Exercise objective → Up to and including the line that contains "(ptOps.south -| 226,0);", repeat each line of the data exactly, starting from the first.

****************

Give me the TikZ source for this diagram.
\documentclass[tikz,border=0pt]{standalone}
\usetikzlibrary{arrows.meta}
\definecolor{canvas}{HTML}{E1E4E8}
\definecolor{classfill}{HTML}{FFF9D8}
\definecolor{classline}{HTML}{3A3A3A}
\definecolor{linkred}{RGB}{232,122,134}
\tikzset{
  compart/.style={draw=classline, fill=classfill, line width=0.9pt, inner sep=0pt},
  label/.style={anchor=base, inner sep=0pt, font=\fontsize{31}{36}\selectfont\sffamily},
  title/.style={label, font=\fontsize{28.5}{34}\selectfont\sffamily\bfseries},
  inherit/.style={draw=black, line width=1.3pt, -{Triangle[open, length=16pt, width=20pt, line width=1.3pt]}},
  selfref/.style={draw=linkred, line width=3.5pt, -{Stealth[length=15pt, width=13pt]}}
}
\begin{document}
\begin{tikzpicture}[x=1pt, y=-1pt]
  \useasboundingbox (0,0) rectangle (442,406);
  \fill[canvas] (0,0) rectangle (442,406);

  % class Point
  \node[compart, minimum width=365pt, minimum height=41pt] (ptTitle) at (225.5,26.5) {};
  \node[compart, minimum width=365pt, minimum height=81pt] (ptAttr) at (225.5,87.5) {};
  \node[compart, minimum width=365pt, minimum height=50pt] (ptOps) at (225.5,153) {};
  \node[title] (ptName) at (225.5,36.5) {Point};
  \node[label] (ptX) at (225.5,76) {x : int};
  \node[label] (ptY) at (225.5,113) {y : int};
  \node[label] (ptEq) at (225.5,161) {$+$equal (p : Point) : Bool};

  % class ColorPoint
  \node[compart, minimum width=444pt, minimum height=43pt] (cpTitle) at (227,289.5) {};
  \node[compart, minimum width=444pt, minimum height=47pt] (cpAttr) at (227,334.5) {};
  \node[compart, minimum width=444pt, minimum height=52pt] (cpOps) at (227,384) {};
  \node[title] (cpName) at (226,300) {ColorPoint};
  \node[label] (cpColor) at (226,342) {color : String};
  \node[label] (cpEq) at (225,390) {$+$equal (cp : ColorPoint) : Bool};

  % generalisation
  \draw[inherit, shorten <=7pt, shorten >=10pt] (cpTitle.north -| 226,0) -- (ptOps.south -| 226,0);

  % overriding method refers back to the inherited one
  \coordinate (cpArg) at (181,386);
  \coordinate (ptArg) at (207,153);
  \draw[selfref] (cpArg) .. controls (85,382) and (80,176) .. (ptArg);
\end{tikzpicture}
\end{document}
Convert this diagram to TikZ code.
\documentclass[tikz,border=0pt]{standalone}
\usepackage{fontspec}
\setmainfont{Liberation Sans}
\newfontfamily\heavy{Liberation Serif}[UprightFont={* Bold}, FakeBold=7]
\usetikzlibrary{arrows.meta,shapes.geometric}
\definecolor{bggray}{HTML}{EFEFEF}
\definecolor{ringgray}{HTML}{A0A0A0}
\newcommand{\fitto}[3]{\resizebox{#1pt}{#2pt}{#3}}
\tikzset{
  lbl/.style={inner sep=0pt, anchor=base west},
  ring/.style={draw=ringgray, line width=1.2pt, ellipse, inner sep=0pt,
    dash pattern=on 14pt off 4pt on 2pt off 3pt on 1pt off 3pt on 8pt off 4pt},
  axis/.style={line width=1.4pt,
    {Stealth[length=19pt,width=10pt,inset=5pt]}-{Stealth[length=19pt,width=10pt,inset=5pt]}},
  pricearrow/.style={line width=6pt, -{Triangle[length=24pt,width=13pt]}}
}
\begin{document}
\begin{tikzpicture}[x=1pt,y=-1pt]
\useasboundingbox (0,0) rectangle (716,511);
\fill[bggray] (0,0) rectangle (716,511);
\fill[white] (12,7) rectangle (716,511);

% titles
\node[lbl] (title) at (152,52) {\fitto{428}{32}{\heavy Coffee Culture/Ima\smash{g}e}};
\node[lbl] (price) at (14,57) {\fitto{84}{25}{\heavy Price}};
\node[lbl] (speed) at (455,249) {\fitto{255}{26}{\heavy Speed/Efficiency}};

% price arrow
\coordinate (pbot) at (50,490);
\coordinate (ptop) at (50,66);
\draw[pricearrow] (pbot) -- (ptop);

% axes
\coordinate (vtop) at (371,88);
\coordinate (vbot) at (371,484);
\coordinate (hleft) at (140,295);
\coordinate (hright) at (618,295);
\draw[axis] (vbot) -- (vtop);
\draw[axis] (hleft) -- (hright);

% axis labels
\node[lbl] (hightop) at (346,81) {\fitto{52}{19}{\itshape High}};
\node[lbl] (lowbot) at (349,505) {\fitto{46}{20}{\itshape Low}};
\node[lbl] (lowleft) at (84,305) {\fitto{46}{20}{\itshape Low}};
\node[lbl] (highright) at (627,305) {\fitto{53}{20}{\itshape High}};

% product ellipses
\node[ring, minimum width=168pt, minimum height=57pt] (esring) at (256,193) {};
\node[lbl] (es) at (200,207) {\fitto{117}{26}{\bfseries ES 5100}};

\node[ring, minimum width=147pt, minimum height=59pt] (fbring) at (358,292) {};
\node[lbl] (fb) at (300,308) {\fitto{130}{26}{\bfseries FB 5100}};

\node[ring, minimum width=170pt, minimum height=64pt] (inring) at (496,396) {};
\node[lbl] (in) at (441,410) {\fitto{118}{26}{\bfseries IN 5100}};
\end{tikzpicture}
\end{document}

****************

Task output →
Give me the TikZ source for this diagram.
\documentclass[tikz,border=0pt]{standalone}
\usetikzlibrary{arrows.meta}
\definecolor{canvas}{HTML}{E1E4E8}
\definecolor{classfill}{HTML}{FFF9D8}
\definecolor{classline}{HTML}{3A3A3A}
\definecolor{linkred}{RGB}{232,122,134}
\tikzset{
  compart/.style={draw=classline, fill=classfill, line width=0.9pt, inner sep=0pt},
  label/.style={anchor=base, inner sep=0pt, font=\fontsize{31}{36}\selectfont\sffamily},
  title/.style={label, font=\fontsize{28.5}{34}\selectfont\sffamily\bfseries},
  inherit/.style={draw=black, line width=1.3pt, -{Triangle[open, length=16pt, width=20pt, line width=1.3pt]}},
  selfref/.style={draw=linkred, line width=3.5pt, -{Stealth[length=15pt, width=13pt]}}
}
\begin{document}
\begin{tikzpicture}[x=1pt, y=-1pt]
  \useasboundingbox (0,0) rectangle (442,406);
  \fill[canvas] (0,0) rectangle (442,406);

  % class Point
  \node[compart, minimum width=365pt, minimum height=41pt] (ptTitle) at (225.5,26.5) {};
  \node[compart, minimum width=365pt, minimum height=81pt] (ptAttr) at (225.5,87.5) {};
  \node[compart, minimum width=365pt, minimum height=50pt] (ptOps) at (225.5,153) {};
  \node[title] (ptName) at (225.5,36.5) {Point};
  \node[label] (ptX) at (225.5,76) {x : int};
  \node[label] (ptY) at (225.5,113) {y : int};
  \node[label] (ptEq) at (225.5,161) {$+$equal (p : Point) : Bool};

  % class ColorPoint
  \node[compart, minimum width=444pt, minimum height=43pt] (cpTitle) at (227,289.5) {};
  \node[compart, minimum width=444pt, minimum height=47pt] (cpAttr) at (227,334.5) {};
  \node[compart, minimum width=444pt, minimum height=52pt] (cpOps) at (227,384) {};
  \node[title] (cpName) at (226,300) {ColorPoint};
  \node[label] (cpColor) at (226,342) {color : String};
  \node[label] (cpEq) at (225,390) {$+$equal (cp : ColorPoint) : Bool};

  % generalisation
  \draw[inherit, shorten <=7pt, shorten >=10pt] (cpTitle.north -| 226,0) -- (ptOps.south -| 226,0);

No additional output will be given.